AIM OF THE TASK — Repeat the data below exactly, dropping any pictures it holds.

STORED RECORDS —
● ● ● ● ●
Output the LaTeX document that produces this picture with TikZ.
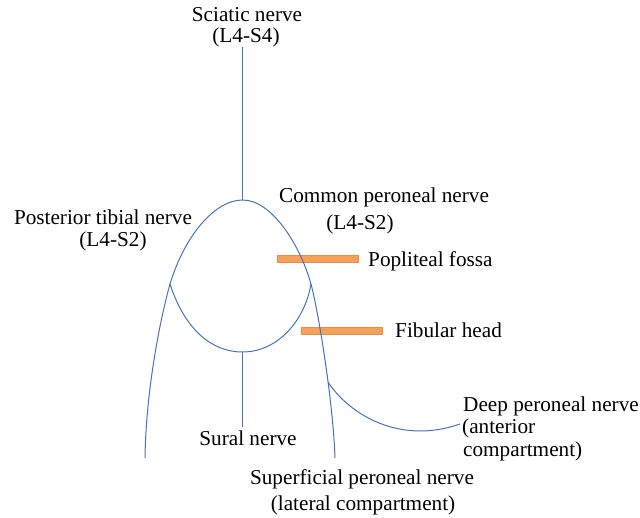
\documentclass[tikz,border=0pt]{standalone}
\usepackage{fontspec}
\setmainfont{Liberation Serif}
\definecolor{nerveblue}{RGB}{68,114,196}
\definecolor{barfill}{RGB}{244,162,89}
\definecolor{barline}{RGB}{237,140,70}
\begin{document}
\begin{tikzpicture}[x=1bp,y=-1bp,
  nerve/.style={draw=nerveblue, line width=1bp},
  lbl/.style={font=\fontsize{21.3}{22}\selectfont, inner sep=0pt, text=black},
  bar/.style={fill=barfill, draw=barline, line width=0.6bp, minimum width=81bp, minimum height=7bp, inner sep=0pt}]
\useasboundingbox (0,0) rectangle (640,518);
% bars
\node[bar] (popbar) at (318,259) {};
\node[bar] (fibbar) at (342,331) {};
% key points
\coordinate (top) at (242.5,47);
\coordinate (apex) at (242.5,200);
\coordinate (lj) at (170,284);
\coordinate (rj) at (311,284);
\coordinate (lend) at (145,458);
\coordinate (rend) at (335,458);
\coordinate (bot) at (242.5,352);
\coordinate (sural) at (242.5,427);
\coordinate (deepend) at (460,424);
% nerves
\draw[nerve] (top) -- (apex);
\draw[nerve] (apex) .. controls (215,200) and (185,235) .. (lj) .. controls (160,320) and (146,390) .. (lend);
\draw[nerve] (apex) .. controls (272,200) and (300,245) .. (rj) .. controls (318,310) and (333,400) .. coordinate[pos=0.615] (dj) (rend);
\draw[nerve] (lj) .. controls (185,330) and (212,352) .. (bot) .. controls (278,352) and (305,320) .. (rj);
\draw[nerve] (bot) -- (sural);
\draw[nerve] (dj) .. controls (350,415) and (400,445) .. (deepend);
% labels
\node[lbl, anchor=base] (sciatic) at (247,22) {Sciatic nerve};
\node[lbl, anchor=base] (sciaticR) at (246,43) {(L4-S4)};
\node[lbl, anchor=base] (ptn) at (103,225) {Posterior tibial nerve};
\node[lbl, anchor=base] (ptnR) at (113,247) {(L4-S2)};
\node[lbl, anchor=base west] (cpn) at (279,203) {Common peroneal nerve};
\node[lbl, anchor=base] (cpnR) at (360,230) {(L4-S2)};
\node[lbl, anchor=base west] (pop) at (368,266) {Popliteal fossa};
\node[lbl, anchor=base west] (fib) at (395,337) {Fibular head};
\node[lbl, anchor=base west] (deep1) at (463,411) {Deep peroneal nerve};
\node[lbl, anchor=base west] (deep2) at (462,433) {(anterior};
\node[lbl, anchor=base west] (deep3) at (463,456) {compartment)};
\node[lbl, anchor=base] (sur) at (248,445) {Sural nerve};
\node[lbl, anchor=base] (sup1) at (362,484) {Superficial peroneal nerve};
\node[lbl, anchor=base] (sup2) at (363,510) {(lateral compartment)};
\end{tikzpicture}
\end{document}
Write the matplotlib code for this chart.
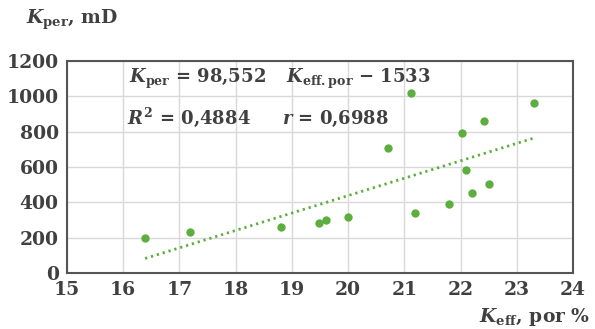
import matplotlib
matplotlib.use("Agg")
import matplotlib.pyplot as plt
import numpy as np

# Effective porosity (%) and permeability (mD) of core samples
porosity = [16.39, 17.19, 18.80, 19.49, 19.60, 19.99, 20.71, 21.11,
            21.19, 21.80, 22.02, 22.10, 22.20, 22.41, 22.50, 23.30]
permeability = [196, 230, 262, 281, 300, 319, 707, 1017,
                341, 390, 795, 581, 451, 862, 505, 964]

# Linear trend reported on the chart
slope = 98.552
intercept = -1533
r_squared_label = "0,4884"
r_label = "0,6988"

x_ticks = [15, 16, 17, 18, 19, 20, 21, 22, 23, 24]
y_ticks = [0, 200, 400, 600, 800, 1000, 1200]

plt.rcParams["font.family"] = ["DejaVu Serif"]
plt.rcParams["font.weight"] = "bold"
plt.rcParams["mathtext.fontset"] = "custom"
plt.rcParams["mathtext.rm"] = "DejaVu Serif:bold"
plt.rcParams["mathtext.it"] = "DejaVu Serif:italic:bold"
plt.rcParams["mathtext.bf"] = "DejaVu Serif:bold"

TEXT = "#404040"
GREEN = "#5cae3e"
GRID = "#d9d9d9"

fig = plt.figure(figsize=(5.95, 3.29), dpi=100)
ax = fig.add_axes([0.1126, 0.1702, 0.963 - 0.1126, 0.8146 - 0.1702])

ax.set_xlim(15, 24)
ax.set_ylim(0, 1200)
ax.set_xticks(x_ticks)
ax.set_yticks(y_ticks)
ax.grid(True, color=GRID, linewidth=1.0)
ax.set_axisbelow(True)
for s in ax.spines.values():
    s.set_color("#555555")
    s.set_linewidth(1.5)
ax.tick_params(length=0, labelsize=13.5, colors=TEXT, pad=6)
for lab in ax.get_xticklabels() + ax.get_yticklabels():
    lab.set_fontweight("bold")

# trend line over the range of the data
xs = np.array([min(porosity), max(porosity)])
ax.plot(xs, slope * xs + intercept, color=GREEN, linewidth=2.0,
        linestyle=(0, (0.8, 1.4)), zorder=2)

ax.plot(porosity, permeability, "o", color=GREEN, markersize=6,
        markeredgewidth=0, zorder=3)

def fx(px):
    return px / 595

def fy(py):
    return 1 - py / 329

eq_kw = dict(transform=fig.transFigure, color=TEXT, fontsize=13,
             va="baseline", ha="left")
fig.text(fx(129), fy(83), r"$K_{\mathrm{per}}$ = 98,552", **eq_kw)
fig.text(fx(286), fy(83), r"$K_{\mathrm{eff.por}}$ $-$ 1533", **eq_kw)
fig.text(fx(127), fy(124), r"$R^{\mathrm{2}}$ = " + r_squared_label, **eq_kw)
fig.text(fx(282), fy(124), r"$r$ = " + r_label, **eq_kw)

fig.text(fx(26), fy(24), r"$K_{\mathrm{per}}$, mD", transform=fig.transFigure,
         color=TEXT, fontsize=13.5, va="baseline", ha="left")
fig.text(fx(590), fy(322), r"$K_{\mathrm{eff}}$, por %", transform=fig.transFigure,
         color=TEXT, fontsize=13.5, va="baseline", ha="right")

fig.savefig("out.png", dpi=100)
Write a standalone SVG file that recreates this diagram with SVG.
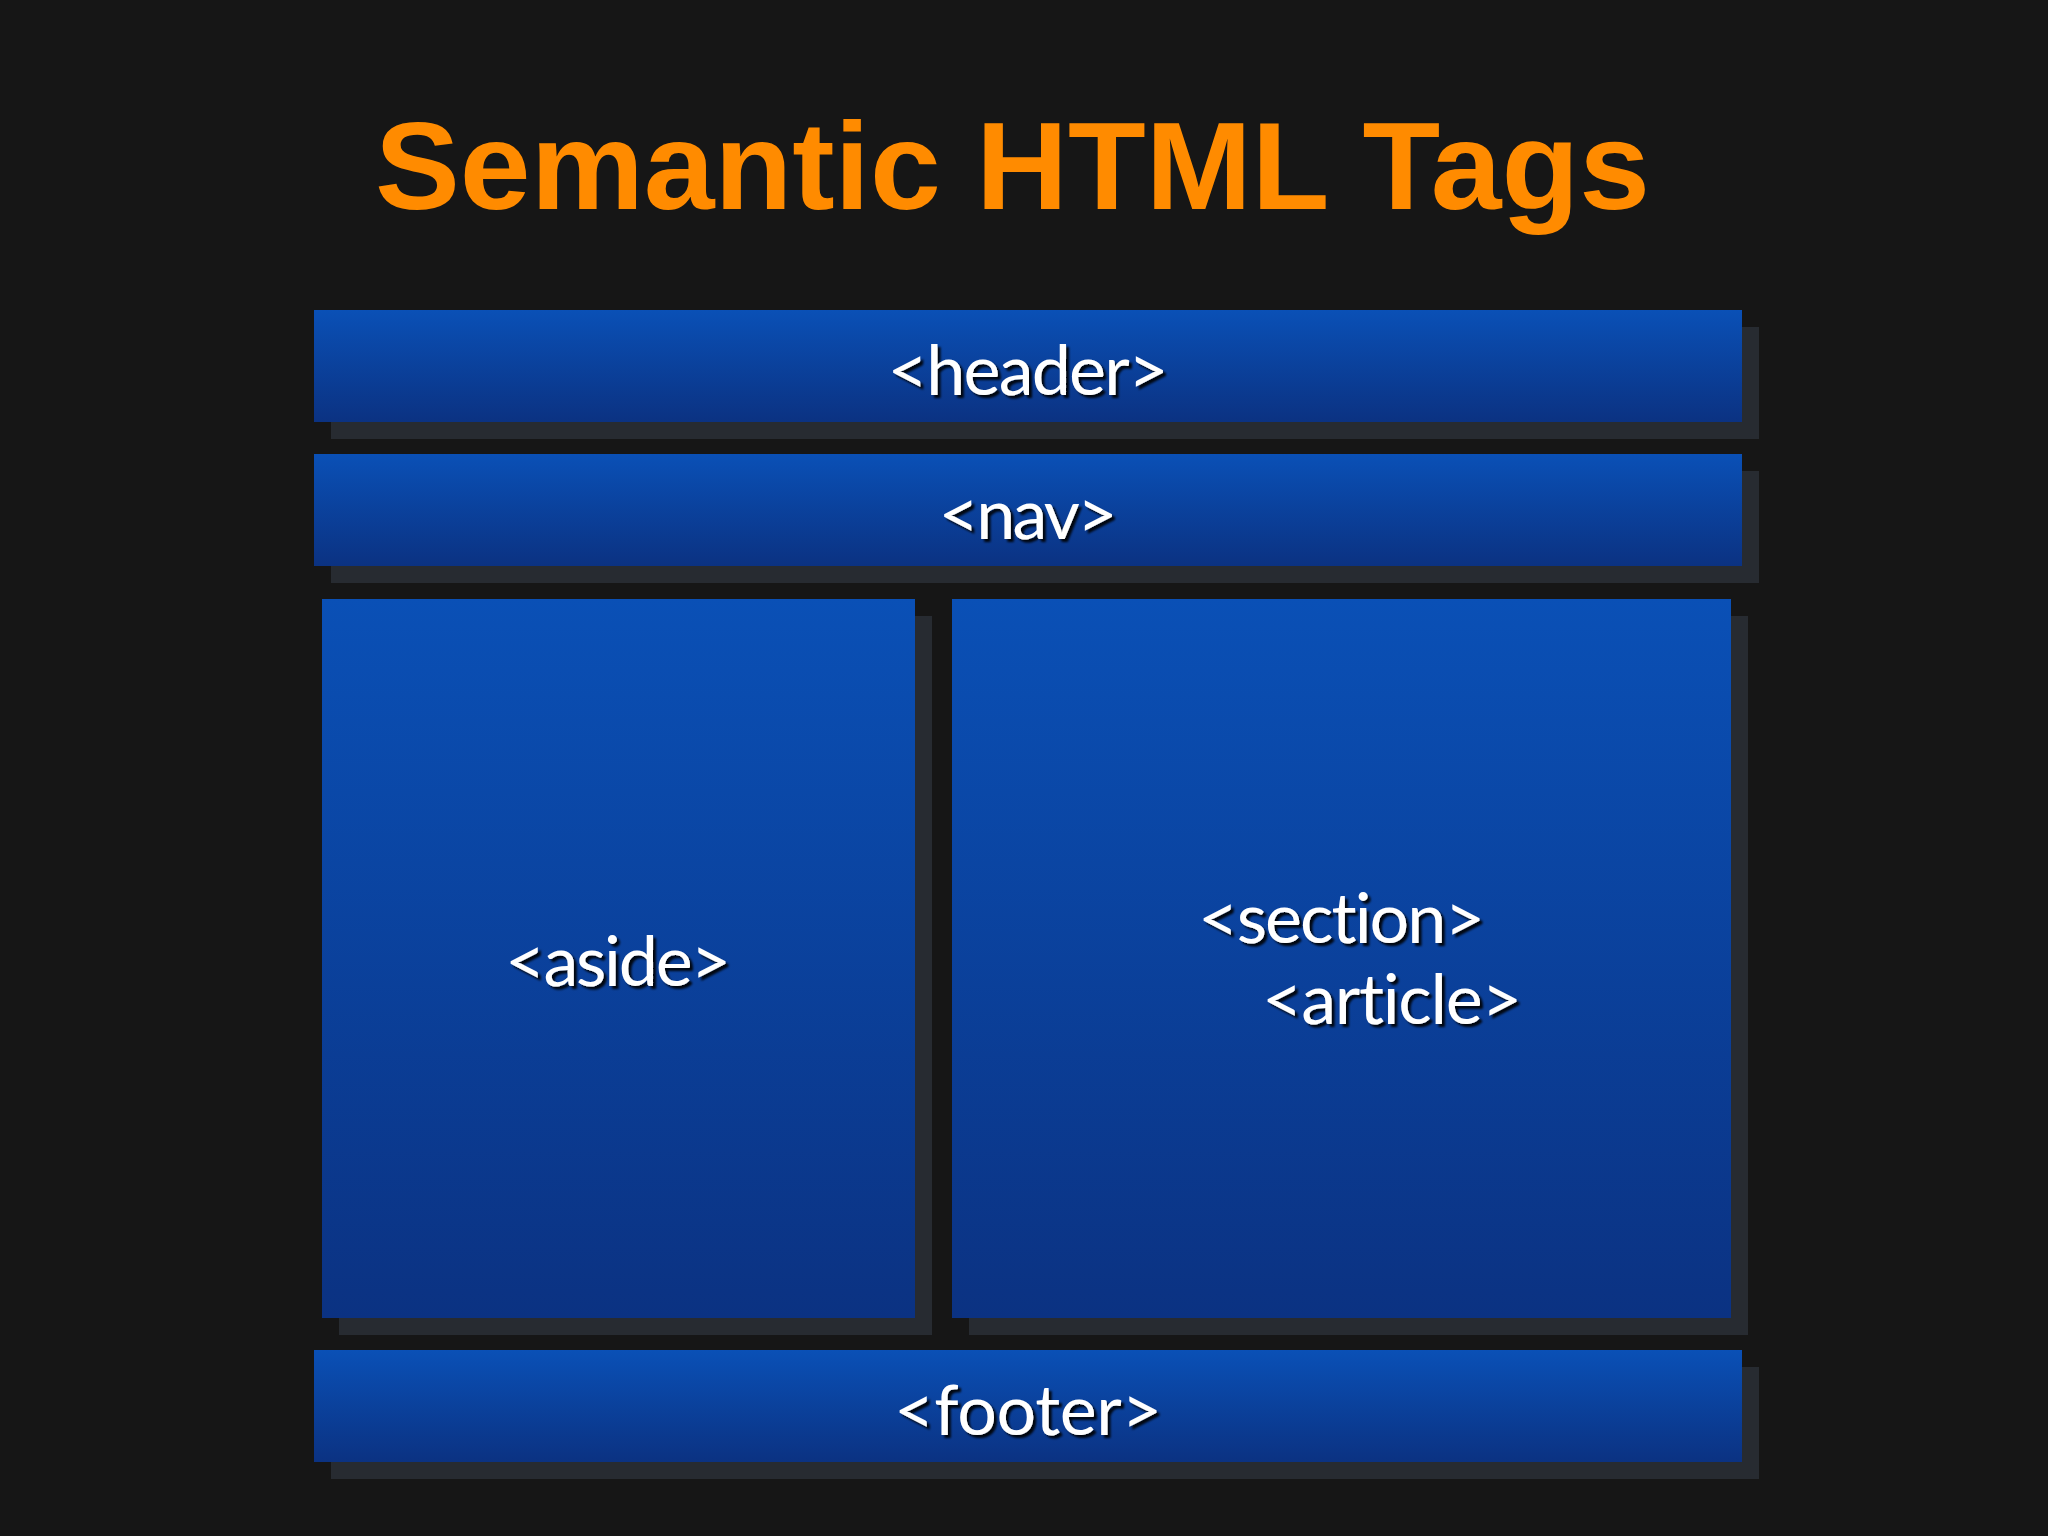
● ● ● ● ●
REPLY TO THE EXERCISE —
Output the LaTeX document that produces this picture with TikZ.
\documentclass[tikz,border=0pt]{standalone}
\usepackage{fontspec}
\setmainfont{Liberation Serif}
\definecolor{nerveblue}{RGB}{68,114,196}
\definecolor{barfill}{RGB}{244,162,89}
\definecolor{barline}{RGB}{237,140,70}
\begin{document}
\begin{tikzpicture}[x=1bp,y=-1bp,
  nerve/.style={draw=nerveblue, line width=1bp},
  lbl/.style={font=\fontsize{21.3}{22}\selectfont, inner sep=0pt, text=black},
  bar/.style={fill=barfill, draw=barline, line width=0.6bp, minimum width=81bp, minimum height=7bp, inner sep=0pt}]
\useasboundingbox (0,0) rectangle (640,518);
% bars
\node[bar] (popbar) at (318,259) {};
\node[bar] (fibbar) at (342,331) {};
% key points
\coordinate (top) at (242.5,47);
\coordinate (apex) at (242.5,200);
\coordinate (lj) at (170,284);
\coordinate (rj) at (311,284);
\coordinate (lend) at (145,458);
\coordinate (rend) at (335,458);
\coordinate (bot) at (242.5,352);
\coordinate (sural) at (242.5,427);
\coordinate (deepend) at (460,424);
% nerves
\draw[nerve] (top) -- (apex);
\draw[nerve] (apex) .. controls (215,200) and (185,235) .. (lj) .. controls (160,320) and (146,390) .. (lend);
\draw[nerve] (apex) .. controls (272,200) and (300,245) .. (rj) .. controls (318,310) and (333,400) .. coordinate[pos=0.615] (dj) (rend);
\draw[nerve] (lj) .. controls (185,330) and (212,352) .. (bot) .. controls (278,352) and (305,320) .. (rj);
\draw[nerve] (bot) -- (sural);
\draw[nerve] (dj) .. controls (350,415) and (400,445) .. (deepend);
% labels
\node[lbl, anchor=base] (sciatic) at (247,22) {Sciatic nerve};
\node[lbl, anchor=base] (sciaticR) at (246,43) {(L4-S4)};
\node[lbl, anchor=base] (ptn) at (103,225) {Posterior tibial nerve};
\node[lbl, anchor=base] (ptnR) at (113,247) {(L4-S2)};
\node[lbl, anchor=base west] (cpn) at (279,203) {Common peroneal nerve};
\node[lbl, anchor=base] (cpnR) at (360,230) {(L4-S2)};
\node[lbl, anchor=base west] (pop) at (368,266) {Popliteal fossa};
\node[lbl, anchor=base west] (fib) at (395,337) {Fibular head};
\node[lbl, anchor=base west] (deep1) at (463,411) {Deep peroneal nerve};
\node[lbl, anchor=base west] (deep2) at (462,433) {(anterior};
\node[lbl, anchor=base west] (deep3) at (463,456) {compartment)};
\node[lbl, anchor=base] (sur) at (248,445) {Sural nerve};
\node[lbl, anchor=base] (sup1) at (362,484) {Superficial peroneal nerve};
\node[lbl, anchor=base] (sup2) at (363,510) {(lateral compartment)};
\end{tikzpicture}
\end{document}
Write the matplotlib code for this chart.
import matplotlib
matplotlib.use("Agg")
import matplotlib.pyplot as plt
import numpy as np

# Effective porosity (%) and permeability (mD) of core samples
porosity = [16.39, 17.19, 18.80, 19.49, 19.60, 19.99, 20.71, 21.11,
            21.19, 21.80, 22.02, 22.10, 22.20, 22.41, 22.50, 23.30]
permeability = [196, 230, 262, 281, 300, 319, 707, 1017,
                341, 390, 795, 581, 451, 862, 505, 964]

# Linear trend reported on the chart
slope = 98.552
intercept = -1533
r_squared_label = "0,4884"
r_label = "0,6988"

x_ticks = [15, 16, 17, 18, 19, 20, 21, 22, 23, 24]
y_ticks = [0, 200, 400, 600, 800, 1000, 1200]

plt.rcParams["font.family"] = ["DejaVu Serif"]
plt.rcParams["font.weight"] = "bold"
plt.rcParams["mathtext.fontset"] = "custom"
plt.rcParams["mathtext.rm"] = "DejaVu Serif:bold"
plt.rcParams["mathtext.it"] = "DejaVu Serif:italic:bold"
plt.rcParams["mathtext.bf"] = "DejaVu Serif:bold"

TEXT = "#404040"
GREEN = "#5cae3e"
GRID = "#d9d9d9"

fig = plt.figure(figsize=(5.95, 3.29), dpi=100)
ax = fig.add_axes([0.1126, 0.1702, 0.963 - 0.1126, 0.8146 - 0.1702])

ax.set_xlim(15, 24)
ax.set_ylim(0, 1200)
ax.set_xticks(x_ticks)
ax.set_yticks(y_ticks)
ax.grid(True, color=GRID, linewidth=1.0)
ax.set_axisbelow(True)
for s in ax.spines.values():
    s.set_color("#555555")
    s.set_linewidth(1.5)
ax.tick_params(length=0, labelsize=13.5, colors=TEXT, pad=6)
for lab in ax.get_xticklabels() + ax.get_yticklabels():
    lab.set_fontweight("bold")

# trend line over the range of the data
xs = np.array([min(porosity), max(porosity)])
ax.plot(xs, slope * xs + intercept, color=GREEN, linewidth=2.0,
        linestyle=(0, (0.8, 1.4)), zorder=2)

ax.plot(porosity, permeability, "o", color=GREEN, markersize=6,
        markeredgewidth=0, zorder=3)

def fx(px):
    return px / 595

def fy(py):
    return 1 - py / 329

eq_kw = dict(transform=fig.transFigure, color=TEXT, fontsize=13,
             va="baseline", ha="left")
fig.text(fx(129), fy(83), r"$K_{\mathrm{per}}$ = 98,552", **eq_kw)
fig.text(fx(286), fy(83), r"$K_{\mathrm{eff.por}}$ $-$ 1533", **eq_kw)
fig.text(fx(127), fy(124), r"$R^{\mathrm{2}}$ = " + r_squared_label, **eq_kw)
fig.text(fx(282), fy(124), r"$r$ = " + r_label, **eq_kw)

fig.text(fx(26), fy(24), r"$K_{\mathrm{per}}$, mD", transform=fig.transFigure,
         color=TEXT, fontsize=13.5, va="baseline", ha="left")
fig.text(fx(590), fy(322), r"$K_{\mathrm{eff}}$, por %", transform=fig.transFigure,
         color=TEXT, fontsize=13.5, va="baseline", ha="right")

fig.savefig("out.png", dpi=100)
Write a standalone SVG file that recreates this diagram with SVG.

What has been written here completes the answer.